Brian Pernicone's picture

Really interesting interview. I wonder if the simplicity of the palette and lighting is what ultimately cost Cooper an Oscar nomination for Best Director. The film was fantastic.

Christopher Malcolm's picture

Probably. I think that there is also a built in backlash sometimes when actors prove talented in another area of filmmaking. Almost a reluctance to give them credit for being more than "just and actor." Unfair. But that happens in many aspect of life. I'd expect him to direct many more movies and hopefully have another shot at it.

Brian Pernicone's picture

I'm not so sure about that. Woody Allen, Clint Eastwood, Mel Gibson, Beatty, Costner, Benigni, Redford, Sofia Coppola ... There have been a fair amount of actors over the years who have been nominated for Best Director.
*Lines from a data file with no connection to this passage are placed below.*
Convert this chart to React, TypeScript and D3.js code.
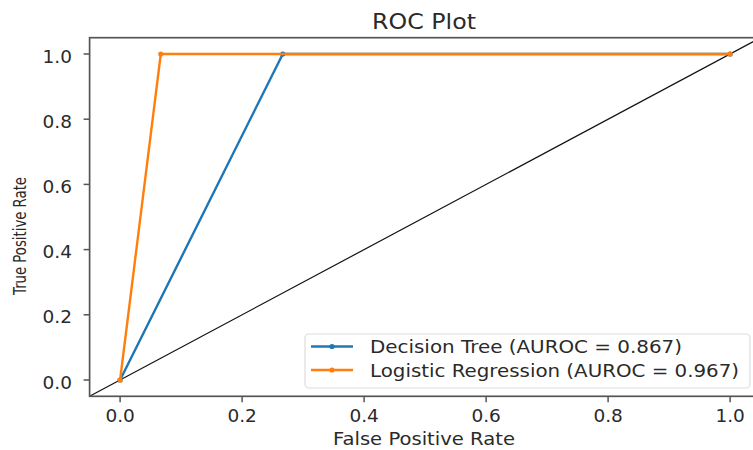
import React from "react";
import * as d3 from "d3";

const dtFpr = [0, 0.2667, 1];
const dtTpr = [0, 1, 1];
const lrFpr = [0, 0.0667, 1];
const lrTpr = [0, 1, 1];
const tickVals = [0, 0.2, 0.4, 0.6, 0.8, 1.0];
const seriesNames = ["Decision Tree (AUROC = 0.867)", "Logistic Regression (AUROC = 0.967)"];
const seriesColors = ["#1f77b4", "#ff7f0e"];

const W = 753, H = 450;
const FONT = "DejaVu Sans, sans-serif";

export default function App() {
  const x = d3.scaleLinear().domain([-0.05, 1.05]).range([89.6, 760.6]);
  const y = d3.scaleLinear().domain([-0.05, 1.05]).range([396.3, 37.7]);
  const line = d3.line<[number, number]>().x(d => x(d[0])).y(d => y(d[1]));
  const series = [
    { pts: dtFpr.map((v, i) => [v, dtTpr[i]] as [number, number]), color: seriesColors[0] },
    { pts: lrFpr.map((v, i) => [v, lrTpr[i]] as [number, number]), color: seriesColors[1] },
  ];
  const [x0, x1] = x.range();
  const [y0, y1] = y.range();
  const fmt = d3.format(".1f");
  const legendLens = [312, 369];
  const legendRows = [346.5, 370];
  return (
    <svg width={W} height={H} style={{ position: "absolute", left: 0, top: 0, background: "#fff" }} fontFamily={FONT}>
      <defs>
        <clipPath id="plot"><rect x={x0} y={y1} width={x1 - x0} height={y0 - y1} /></clipPath>
      </defs>
      <rect x={0} y={0} width={W} height={H} fill="#fff" />
      <g clipPath="url(#plot)">
        <path d={line([[-0.05, -0.05], [1.05, 1.05]]) || ""} stroke="#111" strokeWidth={1.2} fill="none" />
        {series.map((s, i) => (
          <g key={i}>
            <path d={line(s.pts) || ""} stroke={s.color} strokeWidth={2.4} fill="none" strokeLinejoin="round" />
            {s.pts.map((p, j) => (
              <circle key={j} cx={x(p[0])} cy={y(p[1])} r={2.6} fill={s.color} />
            ))}
          </g>
        ))}
      </g>
      <rect x={x0} y={y1} width={x1 - x0} height={y0 - y1} fill="none" stroke="#555" strokeWidth={1.7} />
      {tickVals.map(t => (
        <g key={"x" + t}>
          <line x1={x(t)} x2={x(t)} y1={y0} y2={y0 + 6} stroke="#555" strokeWidth={1.5} />
          <text x={x(t)} y={421.5} textAnchor="middle" fontSize={18.5} fill="#2a2a2a">{fmt(t)}</text>
        </g>
      ))}
      {tickVals.map(t => (
        <g key={"y" + t}>
          <line x1={x0 - 6} x2={x0} y1={y(t)} y2={y(t)} stroke="#555" strokeWidth={1.5} />
          <text x={72} y={y(t) + 8.5} textAnchor="end" fontSize={18.5} fill="#2a2a2a">{fmt(t)}</text>
        </g>
      ))}
      <text x={424} y={29} textAnchor="middle" fontSize={22} fill="#2a2a2a" textLength={104} lengthAdjust="spacingAndGlyphs">ROC Plot</text>
      <text x={424} y={445} textAnchor="middle" fontSize={18.5} fill="#2a2a2a" textLength={182} lengthAdjust="spacingAndGlyphs">False Positive Rate</text>
      <text transform="translate(25.5,236) rotate(-90)" textAnchor="middle" fontSize={17.5} fill="#2a2a2a" textLength={118} lengthAdjust="spacingAndGlyphs">True Positive Rate</text>
      <rect x={305} y={334} width={445} height={54} rx={4} fill="#fff" fillOpacity={0.85} stroke="#ddd" strokeWidth={1.2} />
      {seriesNames.map((n, i) => (
        <g key={n}>
          <line x1={311} x2={353} y1={legendRows[i]} y2={legendRows[i]} stroke={seriesColors[i]} strokeWidth={2.4} />
          <circle cx={332} cy={legendRows[i]} r={2.6} fill={seriesColors[i]} />
          <text x={370} y={legendRows[i] + 6.5} fontSize={18.5} fill="#2a2a2a" textLength={legendLens[i]} lengthAdjust="spacingAndGlyphs">{n}</text>
        </g>
      ))}
    </svg>
  );
}
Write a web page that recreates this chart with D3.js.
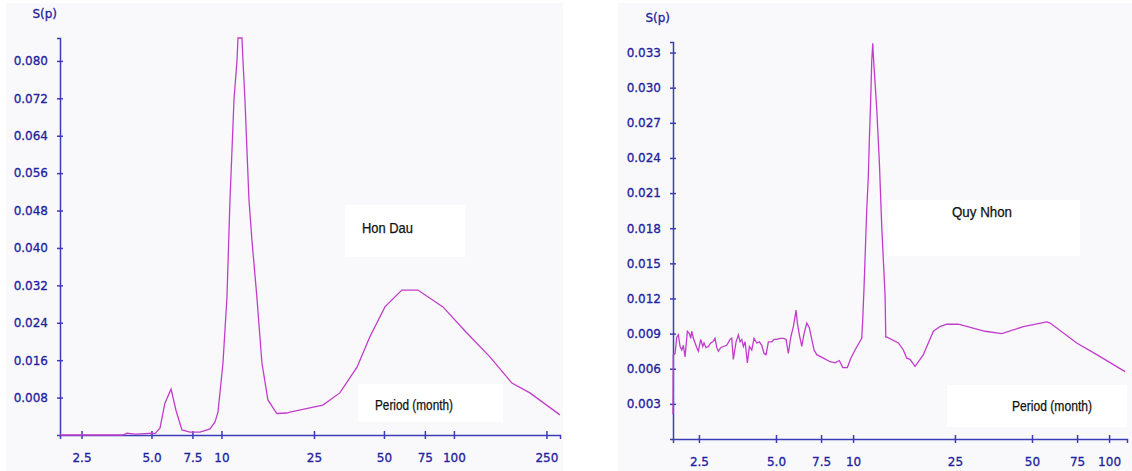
<!DOCTYPE html>
<html>
<head>
<meta charset="utf-8">
<script src="https://cdn.jsdelivr.net/npm/d3@7"></script>
<style>
  body { margin:0; background:#fff; }
  svg { display:block; }
</style>
</head>
<body>
<svg id="chart" width="1132" height="471"></svg>
<script>
// spectral density S(p) against period (months)

const honDau = [
  [2.02,0],[3.77,0],[3.92,0.0004],[4.25,0.0002],[4.69,0.0003],[5.02,0.0004],[5.18,0.0003],
  [5.44,0.0015],[5.71,0.0068],[6.07,0.0098],[6.37,0.0053],[6.76,0.0011],[7.32,0.0006],
  [8.08,0.0006],[8.93,0.0013],[9.38,0.0028],[9.66,0.0049],[10.15,0.0154],[10.56,0.0295],
  [10.88,0.0503],[11.1,0.061],[11.32,0.0717],[11.66,0.080],[11.78,0.0849],[12.25,0.0849],
  [12.37,0.0802],[12.62,0.0717],[12.87,0.061],[13.13,0.0503],[13.52,0.0417],[14.2,0.0295],
  [14.93,0.0154],[15.84,0.0075],[17.3,0.0046],[19.1,0.0047],[19.71,0.0049],[24.0,0.0058],
  [27.3,0.0064],[32.3,0.0090],[38.3,0.0145],[43.5,0.0210],[50.5,0.0274],[59.7,0.0310],
  [70.0,0.0310],[89.7,0.0274],[113.7,0.0218],[142.8,0.0167],[177.6,0.0111],[212.3,0.0090],
  [285.7,0.0043]
];

const quyNhon = [
  [1.98,0.0021],[1.985,0.0072],[2.017,0.0073],[2.048,0.0087],[2.078,0.0089],[2.110,0.0079],
  [2.143,0.0076],[2.174,0.0080],[2.207,0.0070],[2.253,0.0092],[2.294,0.0090],[2.323,0.0086],
  [2.344,0.0092],[2.378,0.0086],[2.415,0.0082],[2.452,0.0078],[2.487,0.0075],[2.541,0.0085],
  [2.588,0.0079],[2.618,0.0082],[2.665,0.0078],[2.721,0.0079],[2.780,0.0082],[2.831,0.0083],
  [2.890,0.0086],[2.935,0.0078],[2.977,0.0075],[3.042,0.0078],[3.114,0.0079],[3.211,0.0080],
  [3.307,0.0085],[3.359,0.0086],[3.407,0.0068],[3.491,0.0083],[3.565,0.0089],[3.620,0.0083],
  [3.675,0.0085],[3.729,0.0079],[3.786,0.0083],[3.866,0.0065],[3.935,0.0079],[4.021,0.0076],
  [4.105,0.0086],[4.205,0.0082],[4.305,0.0083],[4.399,0.0080],[4.490,0.0073],[4.573,0.0072],
  [4.668,0.0083],[4.813,0.0083],[4.914,0.0085],[5.035,0.0085],[5.186,0.0086],[5.343,0.0086],
  [5.474,0.0085],[5.589,0.0073],[5.710,0.0087],[5.846,0.0096],[5.989,0.0110],[6.060,0.0099],
  [6.170,0.0089],[6.304,0.0079],[6.436,0.0090],[6.594,0.0099],[6.750,0.0095],[6.898,0.0085],
  [7.042,0.0076],[7.214,0.0072],[7.656,0.0069],[8.131,0.0066],[8.504,0.0065],[8.840,0.0067],
  [9.115,0.0061],[9.50,0.0061],[9.80,0.0069],[10.18,0.0076],[10.81,0.0086],[10.91,0.0102],
  [11.04,0.0130],[11.17,0.0162],[11.31,0.0196],[11.47,0.0224],[11.58,0.0256],[11.72,0.0290],
  [11.83,0.0323],[11.94,0.0338],[12.00,0.0327],[12.19,0.0304],[12.38,0.0281],[12.67,0.0236],
  [12.94,0.0182],[13.13,0.0153],[13.34,0.0122],[13.42,0.0087],[13.58,0.0087],[15.03,0.0082],
  [15.72,0.0076],[16.21,0.0069],[16.70,0.0068],[17.47,0.0062],[18.27,0.0068],[18.82,0.0072],
  [19.41,0.0079],[20.59,0.0092],[21.87,0.0096],[23.23,0.0098],[25.78,0.0098],[32.78,0.0092],
  [38.10,0.0090],[46.27,0.0096],[57.10,0.0100],[58.84,0.0099],[74.77,0.0082],[89.54,0.0072],
  [115.5,0.00575]
];

const honDauXTicks  = [2.5, 5, 7.5, 10, 25, 50, 75, 100, 250];
const quyNhonXTicks = [2.5, 5, 7.5, 10, 25, 50, 75, 100];
const honDauYTicks  = [0.008, 0.016, 0.024, 0.032, 0.040, 0.048, 0.056, 0.064, 0.072, 0.080];
const quyNhonYTicks = [0.003, 0.006, 0.009, 0.012, 0.015, 0.018, 0.021, 0.024, 0.027, 0.030, 0.033];
const xTickFmt = d => (d === 5 ? "5.0" : String(d));

const AXIS = "#3c3cb8", TXT = "#22229e", LINE = "#c23ccb";
const svg = d3.select("#chart");

function panel(cfg) {
  // panel background
  svg.append("rect").attr("x", cfg.bg[0]).attr("y", 3)
    .attr("width", cfg.bg[1] - cfg.bg[0]).attr("height", 468).attr("fill", "#f9f9fb");

  const x = d3.scaleLog().domain(cfg.xDomain).range(cfg.xRange);
  const y = d3.scaleLinear().domain(cfg.yDomain).range(cfg.yRange);

  // white label patches
  cfg.notes.forEach(n => {
    svg.append("rect").attr("x", n.box[0]).attr("y", n.box[1])
      .attr("width", n.box[2]).attr("height", n.box[3]).attr("fill", "#fff");
  });

  const gx = svg.append("g").attr("transform", `translate(0,${cfg.yRange[0]})`)
    .call(d3.axisBottom(x).tickValues(cfg.xTicks).tickFormat(xTickFmt).tickSizeOuter(0).tickSize(4).tickPadding(14));
  const gy = svg.append("g").attr("transform", `translate(${cfg.xRange[0]},0)`)
    .call(d3.axisLeft(y).tickValues(cfg.yTicks).tickFormat(d3.format(".3f")).tickSizeOuter(0).tickSize(3).tickPadding(9));

  [gx, gy].forEach(g => {
    g.select(".domain").attr("stroke", AXIS).attr("stroke-width", 1.5);
    g.selectAll(".tick line").attr("stroke", AXIS).attr("stroke-width", 1.5);
    g.selectAll("text").attr("fill", TXT).attr("stroke", TXT).attr("stroke-width", 0.3)
      .style("font-family", "'DejaVu Sans', Verdana, sans-serif").style("font-size", "12px");
  });
  gx.selectAll(".tick line").attr("y1", -4).attr("y2", 4);
  gy.selectAll(".tick line").attr("x1", -3).attr("x2", 3);

  svg.append("text").attr("x", cfg.xRange[0] - 3).attr("y", cfg.yRange[1] - 20)
    .attr("text-anchor", "end").attr("fill", TXT).attr("stroke", TXT).attr("stroke-width", 0.3)
    .style("font-family", "'DejaVu Sans', Verdana, sans-serif").style("font-size", "12px")
    .text("S(p)");

  svg.append("path").datum(cfg.data)
    .attr("d", d3.line().x(d => x(d[0])).y(d => y(d[1])))
    .attr("fill", "none").attr("stroke", LINE).attr("stroke-width", 1.3);

  // narrow black labels, squeezed to the widths seen in the picture
  cfg.notes.forEach(n => {
    svg.append("text").attr("x", n.at[0]).attr("y", n.at[1])
      .attr("fill", "#111").attr("stroke", "#111").attr("stroke-width", 0.25)
      .attr("textLength", n.w).attr("lengthAdjust", "spacingAndGlyphs")
      .style("font-family", "'Liberation Sans', Arial, sans-serif")
      .style("font-size", "14px")
      .text(n.text);
  });
}

panel({
  data: honDau, bg: [6, 563],
  xDomain: [2.02, 286], xRange: [60, 560],
  yDomain: [0, 0.0849], yRange: [435, 38],
  xTicks: honDauXTicks, yTicks: honDauYTicks,
  notes: [
    { text: "Hon Dau", at: [362, 233], w: 51, box: [345, 205, 120, 52] },
    { text: "Period (month)", at: [375, 410], w: 78, box: [358, 384, 145, 38] }
  ]
});

panel({
  data: quyNhon, bg: [618, 1132],
  xDomain: [1.98, 117.5], xRange: [673, 1127],
  yDomain: [0, 0.0339], yRange: [439, 42],
  xTicks: quyNhonXTicks, yTicks: quyNhonYTicks,
  notes: [
    { text: "Quy Nhon", at: [952, 217], w: 60, box: [888, 200, 192, 56] },
    { text: "Period (month)", at: [1012, 411], w: 80, box: [947, 385, 180, 42] }
  ]
});
</script>
</body>
</html>
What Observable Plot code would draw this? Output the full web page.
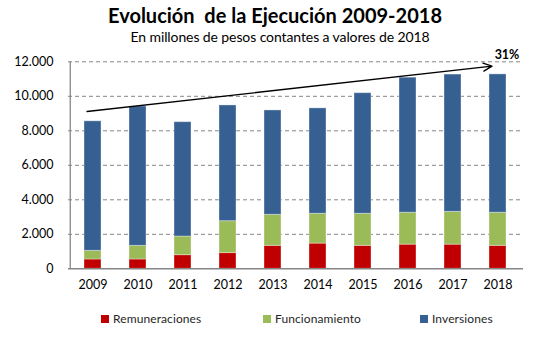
<!DOCTYPE html>
<html><head><meta charset="utf-8">
<script src="https://cdn.jsdelivr.net/npm/d3@7"></script>
<script src="https://cdn.jsdelivr.net/npm/@observablehq/plot@0.6"></script>
<style>
body{margin:0;width:546px;height:346px;background:#fff;font-family:Lato,sans-serif;position:relative;overflow:hidden}
#title{position:absolute;top:3px;left:0;width:546px;text-align:center;font-weight:bold;font-size:20px;white-space:pre;color:#000;padding-left:4px;box-sizing:border-box}
#subtitle{position:absolute;top:28px;left:0;width:546px;text-align:center;font-size:14px;color:#000;padding-left:14px;box-sizing:border-box;letter-spacing:-0.1px}
#chart{position:absolute;top:46px;left:0}
#legend{position:absolute;top:311px;left:0;width:546px;height:16px}
.item{position:absolute;top:0;display:flex;align-items:center;font-size:12px;color:#262626;letter-spacing:0.1px;white-space:nowrap}
.sw{width:8px;height:8px;margin-right:4px}
</style>
</head><body>
<div id="title">Evolución  de la Ejecución 2009-2018</div>
<div id="subtitle">En millones de pesos contantes a valores de 2018</div>
<div id="chart"></div>
<div id="legend"></div>
<script>
const years = ["2009","2010","2011","2012","2013","2014","2015","2016","2017","2018"];
const remuneraciones = [540, 540, 790, 910, 1330, 1460, 1330, 1400, 1400, 1330];
const funcionamiento = [500, 790, 1080, 1850, 1800, 1730, 1860, 1850, 1900, 1920];
const inversiones = [7510, 8080, 6630, 6710, 6050, 6110, 6990, 7830, 7960, 8020];
const series = ["Remuneraciones", "Funcionamiento", "Inversiones"];
const colors = ["#C00000", "#9BBB59", "#376092"];
const yTicks = [0, 2000, 4000, 6000, 8000, 10000, 12000];
const trendStart = 9120;
const trendEnd = 11750;
const trendLabel = "31%";

const values = [remuneraciones, funcionamiento, inversiones];
const rows = [];
years.forEach((yr, i) => series.forEach((s, j) => rows.push({year: yr, serie: s, value: values[j][i]})));
const trend = [{from: years[0], to: years[years.length - 1], start: trendStart, end: trendEnd, label: trendLabel}];

const loc = d3.formatLocale({decimal: ",", thousands: ".", grouping: [3], currency: ["$", ""]});
const fmt = loc.format(",");

const W = 546, ML = 68, MR = 23;
const step = (W - ML - MR) / years.length;

const plot = Plot.plot({
  width: W, height: 254,
  marginLeft: ML, marginRight: MR, marginTop: 15.3, marginBottom: 31.7,
  style: {fontFamily: "Lato, sans-serif", fontSize: "12.5px", color: "#000", background: "transparent", overflow: "visible"},
  x: {domain: years, paddingInner: 0.615, paddingOuter: 0.3075, label: null, tickSize: 0, tickPadding: 11},
  y: {domain: [0, 12000], ticks: yTicks, tickFormat: fmt, label: null, tickSize: 0, tickPadding: 15},
  color: {domain: series, range: colors},
  marks: [
    Plot.ruleY(yTicks.filter(d => d > 0), {stroke: "#868686", strokeDasharray: "4,3"}),
    Plot.barY(rows, {x: "year", y: "value", fill: "serie", stroke: "#ffffff", strokeOpacity: 0.35, strokeWidth: 1}),
    Plot.ruleX(years.slice(0, 1), {y1: 0, y2: 12000, dx: -step / 2, stroke: "#868686", strokeWidth: 1.3}),
    Plot.ruleY([0], {stroke: "#868686", strokeWidth: 1.5}),
    Plot.arrow(trend, {x1: "from", y1: "start", x2: "to", y2: "end", dx: -6, stroke: "#000", strokeWidth: 1.3, headLength: 11, headAngle: 50}),
    Plot.text(trend, {x: "to", y: 12000, text: "label", dx: 9, dy: -7, fontWeight: "bold", fontSize: 12.5, fill: "#000"})
  ]
});
document.getElementById("chart").appendChild(plot);

const legendX = [101, 263, 420];
const lg = document.getElementById("legend");
series.forEach((s, j) => {
  const it = document.createElement("div");
  it.className = "item";
  it.style.left = legendX[j] + "px";
  it.innerHTML = `<span class="sw" style="background:${colors[j]}"></span>${s}`;
  lg.appendChild(it);
});
</script>
</body></html>
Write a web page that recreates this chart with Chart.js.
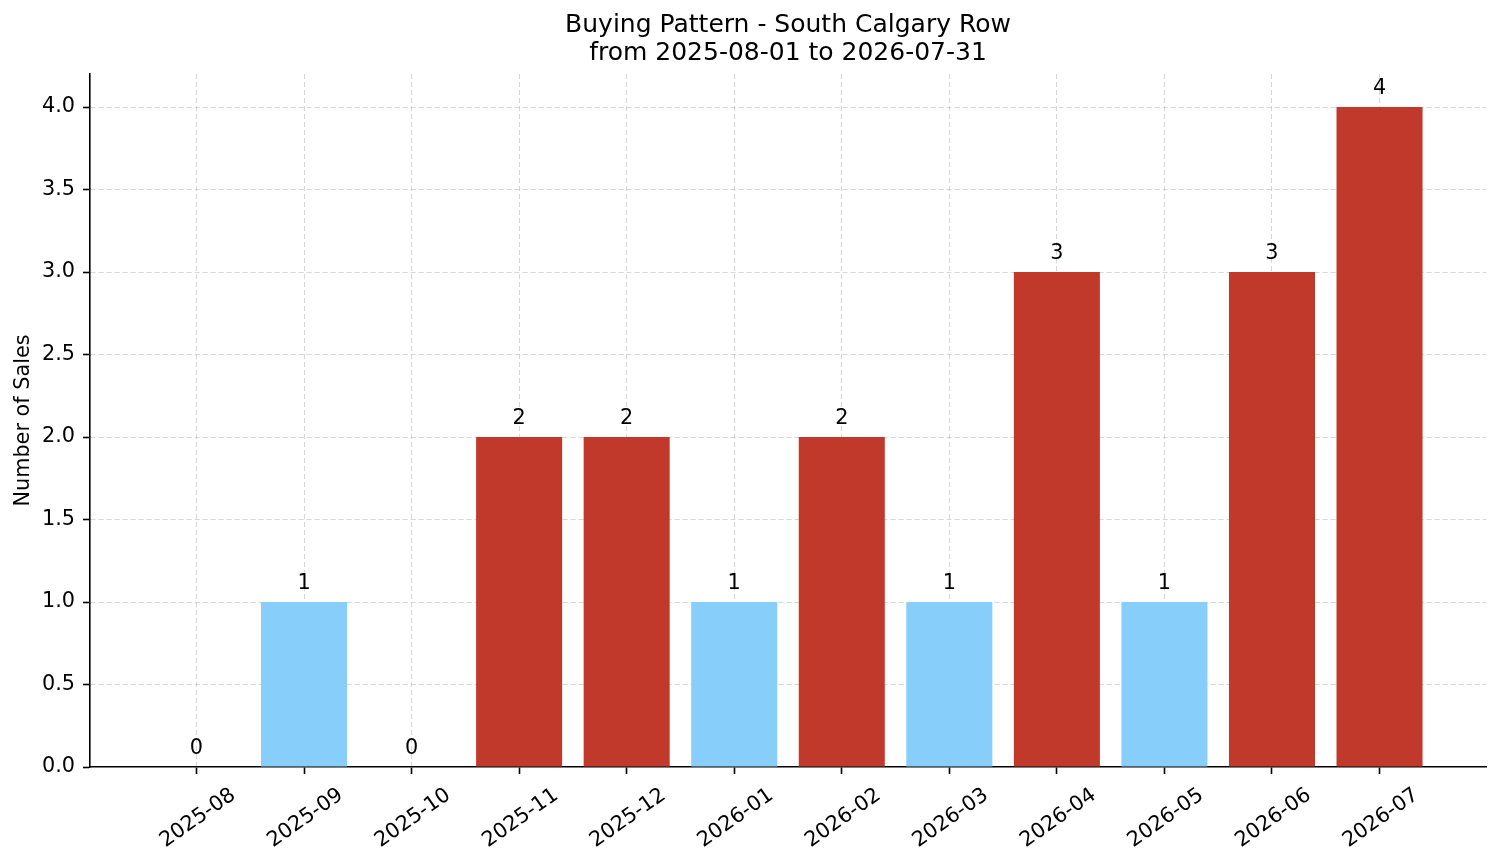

Christopher Malcolm's picture

True. Although it generally took them a while. Eastwood, for example, wasn't getting nominated as a director when he was a young actor in the early western days, it was more once he was already an established veteran. Mel Gibson, long after the Lethal Weapon days. Beatty did Reds relatives early. Allen was always known more as a writer than actor. Even Annie Hall was when he was already established in the industry primarily as a gag writer who took his persona into the movies. Sofia Coppola acted in Godfather 3, but that was just because of a last second replacement. I don't think she was ever viewed as an actress first. I do think Bradley Cooper will get there. But it will probably come later in his career when he directs something he doesn't star in. Or who knows, maybe he'll win next year.

Brian Pernicone's picture

Fair enough, but Cooper's acting career is nearly two decades old at this point. He starred in Alias going back to 2001 and has been headlining movies since 2009. He's not exactly a newb. That said, Ben Affleck's snub for "Argo" could support your point.

Christopher Malcolm's picture

I remember first time I saw Bradley Cooper was way back when on the TV show Jack and Bobby. He was only in a minor role, but was pretty much the best part of the show. It was easy to tell he was going places.

Tony Clark's picture

An amazing use of light, perspective and storyline. I'm sure that Bradley is disappointed about the nomination but he should take pride in pushing Lady Gaga into the spotlight for her acting. As a photographer, I was blown away and I watched it twice.